(Source code of charts)
◆ ◆ ◆ ◆ ◆
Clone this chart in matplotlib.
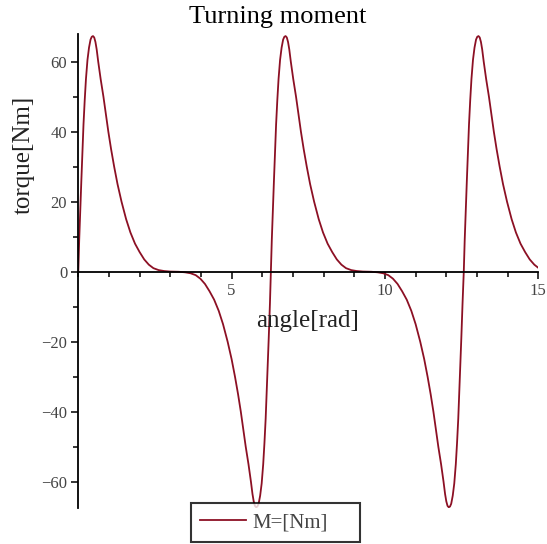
import matplotlib
matplotlib.use('Agg')
import matplotlib.pyplot as plt
from matplotlib.ticker import MultipleLocator

# angle [rad] and torque [Nm]
angle = [
    0.00, 0.03, 0.07, 0.10, 0.13, 0.17, 0.21, 0.25, 0.30, 0.35, 0.40, 0.44, 0.48, 0.52, 0.56, 0.60,
    0.65, 0.73, 0.82, 0.90, 0.98, 1.07, 1.17, 1.28, 1.41, 1.56, 1.70, 1.85, 2.00, 2.15, 2.30, 2.45,
    2.62, 2.80, 3.00, 3.14,
    3.28, 3.48, 3.66, 3.83, 3.98, 4.13, 4.28, 4.43, 4.58, 4.72, 4.87, 5.00, 5.11, 5.21, 5.30, 5.38,
    5.46, 5.55, 5.63, 5.68, 5.72, 5.76, 5.80, 5.84, 5.88, 5.93, 5.98, 6.03, 6.07, 6.11, 6.15, 6.18,
    6.21, 6.25, 6.28,
    6.31, 6.35, 6.38, 6.41, 6.45, 6.49, 6.53, 6.58, 6.63, 6.68, 6.72, 6.76, 6.80, 6.84, 6.88, 6.93,
    7.01, 7.10, 7.18, 7.26, 7.35, 7.45, 7.56, 7.69, 7.84, 7.98, 8.13, 8.28, 8.43, 8.58, 8.73, 8.90,
    9.08, 9.28, 9.42,
    9.56, 9.76, 9.94, 10.11, 10.26, 10.41, 10.56, 10.71, 10.86, 11.00, 11.15, 11.28, 11.39, 11.49,
    11.58, 11.66, 11.74, 11.83, 11.91, 11.96, 12.00, 12.04, 12.08, 12.12, 12.16, 12.21, 12.26, 12.31,
    12.35, 12.39, 12.43, 12.46, 12.49, 12.53, 12.57,
    12.60, 12.64, 12.67, 12.70, 12.74, 12.78, 12.82, 12.87, 12.92, 12.97, 13.01, 13.05, 13.09, 13.13,
    13.17, 13.22, 13.30, 13.39, 13.47, 13.55, 13.64, 13.74, 13.85, 13.98, 14.13, 14.27, 14.42, 14.57,
    14.72, 14.87, 15.00,
]
torque = [
    0, 9, 19, 26, 33, 42, 49, 55, 60.5, 64, 66.3, 67.1, 67.3, 66.9, 65.6, 63.5,
    60, 55, 50, 45, 40, 35, 30, 25, 20, 15, 11.2, 8.0, 5.6, 3.5, 2.0, 1.0,
    0.45, 0.18, 0.03, 0,
    -0.03, -0.18, -0.45, -1.0, -2.0, -3.5, -5.6, -8.0, -11.2, -15, -20, -25, -30, -35, -40, -45,
    -50, -55, -60, -63.5, -65.6, -66.9, -67.3, -67.1, -66.3, -64, -60.5, -55, -49, -42, -33, -26,
    -19, -9, 0,
    9, 19, 26, 33, 42, 49, 55, 60.5, 64, 66.3, 67.1, 67.3, 66.9, 65.6, 63.5, 60,
    55, 50, 45, 40, 35, 30, 25, 20, 15, 11.2, 8.0, 5.6, 3.5, 2.0, 1.0, 0.45,
    0.18, 0.03, 0,
    -0.03, -0.18, -0.45, -1.0, -2.0, -3.5, -5.6, -8.0, -11.2, -15, -20, -25, -30, -35,
    -40, -45, -50, -55, -60, -63.5, -65.6, -66.9, -67.3, -67.1, -66.3, -64, -60.5, -55,
    -49, -42, -33, -26, -19, -9, 0,
    9, 19, 26, 33, 42, 49, 55, 60.5, 64, 66.3, 67.1, 67.3, 66.9, 65.6,
    63.5, 60, 55, 50, 45, 40, 35, 30, 25, 20, 15, 11.2, 8.0, 5.6,
    3.5, 2.0, 1.1,
]
x_major = [5, 10, 15]
y_major = [-60, -40, -20, 0, 20, 40, 60]

plt.rcParams['font.family'] = ['Liberation Serif', 'DejaVu Serif']

fig = plt.figure(figsize=(5.47, 5.44), dpi=100)
ax = fig.add_axes([0.1431, 0.0656, 0.841, 0.8713])

ax.plot(angle, torque, color='#8c1024', linewidth=1.3, label='M=[Nm]')
ax.set_xlim(0, 15)
ax.set_ylim(-67.6, 67.8)

ax.spines['top'].set_visible(False)
ax.spines['right'].set_visible(False)
ax.spines['left'].set_position(('data', 0))
ax.spines['bottom'].set_position(('data', 0))
ax.spines['left'].set_linewidth(1.3)
ax.spines['bottom'].set_linewidth(1.3)

ax.set_xticks(x_major)
ax.set_yticks(y_major)
ax.xaxis.set_minor_locator(MultipleLocator(1))
ax.yaxis.set_minor_locator(MultipleLocator(10))
ax.tick_params(axis='both', which='major', direction='out', length=5, width=1.1,
               labelsize=12, labelcolor='#444444', pad=3)
ax.tick_params(axis='both', which='minor', direction='out', length=3.5, width=1.1)

fig.text(0.508, 1 - 23 / 544, 'Turning moment', ha='center', va='baseline', fontsize=19)
fig.text(24 / 547, 1 - 155 / 544, 'torque[Nm]', ha='center', va='center', rotation=90,
         fontsize=18, color='#222222')
fig.text(308 / 547, 1 - 321 / 544, 'angle[rad]', ha='center', va='center',
         fontsize=18, color='#222222')

# legend box stretched like the reference (text left, empty space right)
leg = ax.legend(loc='lower left', mode='expand',
                bbox_to_anchor=(191 / 547, 2.5 / 544, 169 / 547, 37 / 544),
                bbox_transform=fig.transFigure,
                fontsize=15, frameon=True, fancybox=False, handlelength=2.2, handletextpad=0.3,
                borderpad=0.45, borderaxespad=0)
leg._legend_box.sep = 0
leg.get_frame().set_edgecolor('black')
leg.get_frame().set_linewidth(1.5)
for t in leg.get_texts():
    t.set_color('#444444')

plt.savefig('out.png', dpi=100)
plt.close()
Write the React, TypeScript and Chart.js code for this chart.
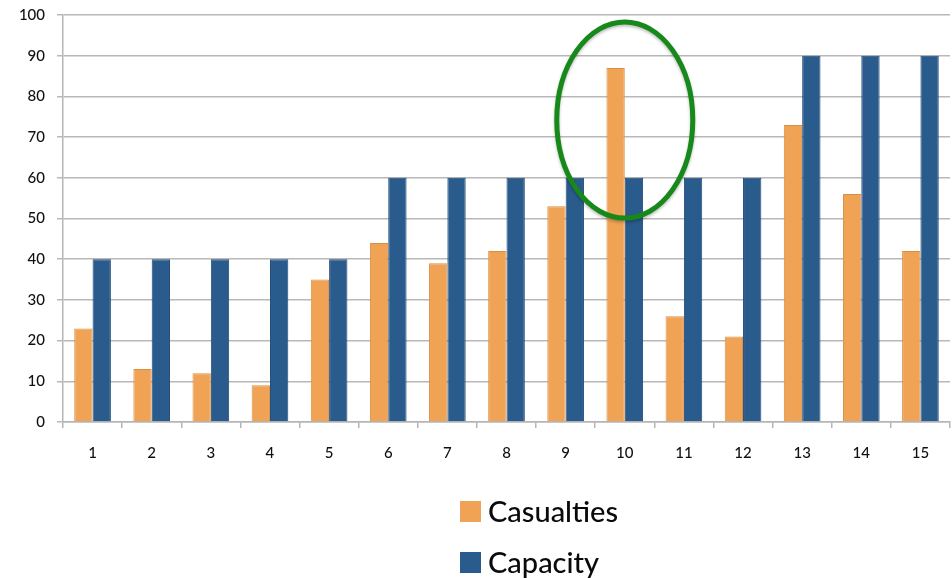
import React, { useEffect, useRef } from "react";
import { Chart, registerables } from "chart.js";

Chart.register(...registerables);

const categories = ["1", "2", "3", "4", "5", "6", "7", "8", "9", "10", "11", "12", "13", "14", "15"];
const casualties = [23, 13, 12, 9, 35, 44, 39, 42, 53, 87, 26, 21, 73, 56, 42];
const capacity = [40, 40, 40, 40, 40, 60, 60, 60, 60, 60, 60, 60, 90, 90, 90];
const seriesLabels = ["Casualties", "Capacity"];
const seriesColors = ["#F1A355", "#2A5B8D"];
const seriesBorders = ["#D98E45", "#1F4A76"];
// highlighted category (index) and the value span covered by the ellipse
const highlightIndex = 9;
const highlightTop = 98.3;
const highlightBottom = 50.1;
const highlightHalfWidth = 1.15; // in category units

const FONT = "Lato, 'Open Sans', sans-serif";

const ellipsePlugin = {
  id: "highlightEllipse",
  afterDatasetsDraw(chart: any) {
    const x = chart.scales.x;
    const y = chart.scales.y;
    const cx = x.getPixelForValue(highlightIndex);
    const step = x.getPixelForValue(1) - x.getPixelForValue(0);
    const rx = step * highlightHalfWidth;
    const yTop = y.getPixelForValue(highlightTop);
    const yBot = y.getPixelForValue(highlightBottom);
    const cy = (yTop + yBot) / 2;
    const ry = (yBot - yTop) / 2;
    const ctx = chart.ctx;
    ctx.save();
    ctx.beginPath();
    ctx.ellipse(cx, cy, rx, ry, 0, 0, Math.PI * 2);
    ctx.strokeStyle = "#17891A";
    ctx.lineWidth = 5;
    ctx.shadowColor = "rgba(0,0,0,0.25)";
    ctx.shadowBlur = 3;
    ctx.shadowOffsetY = 2;
    ctx.stroke();
    ctx.restore();
  },
};

export default function App() {
  const canvasRef = useRef<HTMLCanvasElement | null>(null);

  useEffect(() => {
    document.body.style.margin = "0";
    const canvas = canvasRef.current;
    if (!canvas) return;
    const chart = new Chart(canvas, {
      type: "bar",
      data: {
        labels: categories,
        datasets: [
          {
            label: seriesLabels[0],
            data: casualties,
            backgroundColor: seriesColors[0],
            borderColor: seriesBorders[0],
            borderWidth: 1,
          },
          {
            label: seriesLabels[1],
            data: capacity,
            backgroundColor: seriesColors[1],
            borderColor: seriesBorders[1],
            borderWidth: 1,
          },
        ],
      },
      options: {
        animation: false,
        responsive: false,
        maintainAspectRatio: false,
        layout: { padding: { top: 15, right: 2, left: 0, bottom: 0 } },
        plugins: {
          legend: { display: false },
          tooltip: { enabled: false },
        },
        datasets: {
          bar: { categoryPercentage: 0.62, barPercentage: 1.0 },
        },
        scales: {
          x: {
            afterFit: (s: any) => {
              s.height = 156;
            },
            grid: {
              offset: true,
              drawOnChartArea: false,
              color: "#B5B5B5",
              lineWidth: 1.5,
              tickLength: 6,
            },
            border: { color: "#B5B5B5", width: 1.5 },
            ticks: {
              color: "#111",
              font: { family: FONT, size: 15, weight: "500" as any },
              padding: 16,
              maxRotation: 0,
            },
          },
          y: {
            min: 0,
            max: 100,
            afterFit: (s: any) => {
              s.width = 63;
              s.paddingTop = 0;
              s.paddingBottom = 0;
            },
            ticks: {
              stepSize: 10,
              color: "#111",
              font: { family: FONT, size: 15, weight: "500" as any },
              padding: 12,
            },
            grid: {
              color: "#B8B8B8",
              lineWidth: 1.5,
              tickLength: 6,
            },
            border: { color: "#B5B5B5", width: 1.5 },
          },
        },
      },
      plugins: [ellipsePlugin],
    });
    return () => chart.destroy();
  }, []);

  const legendItem = (i: number, top: number) => (
    <div
      key={i}
      style={{
        position: "absolute",
        left: 460,
        top,
        display: "flex",
        alignItems: "center",
        fontFamily: FONT,
        fontSize: 29,
        fontWeight: 500,
        color: "#0a0a0a",
        lineHeight: "30px",
      }}
    >
      <span
        style={{
          display: "inline-block",
          width: 21,
          height: 21,
          background: seriesColors[i],
          marginRight: 7,
        }}
      />
      <span>{seriesLabels[i]}</span>
    </div>
  );

  return (
    <div style={{ position: "relative", width: 952, height: 578, overflow: "hidden", background: "#fff" }}>
      <canvas ref={canvasRef} width={952} height={578} style={{ display: "block" }} />
      {legendItem(0, 496)}
      {legendItem(1, 547)}
    </div>
  );
}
◆ ◆ ◆ ◆ ◆
→ Goal
Everything from the first line of the entries through the line that contains "from matplotlib.ticker import MultipleLocator" is to be reproduced exactly, except the pictures.

→ Reply to the task
Clone this chart in matplotlib.
import matplotlib
matplotlib.use('Agg')
import matplotlib.pyplot as plt
from matplotlib.ticker import MultipleLocator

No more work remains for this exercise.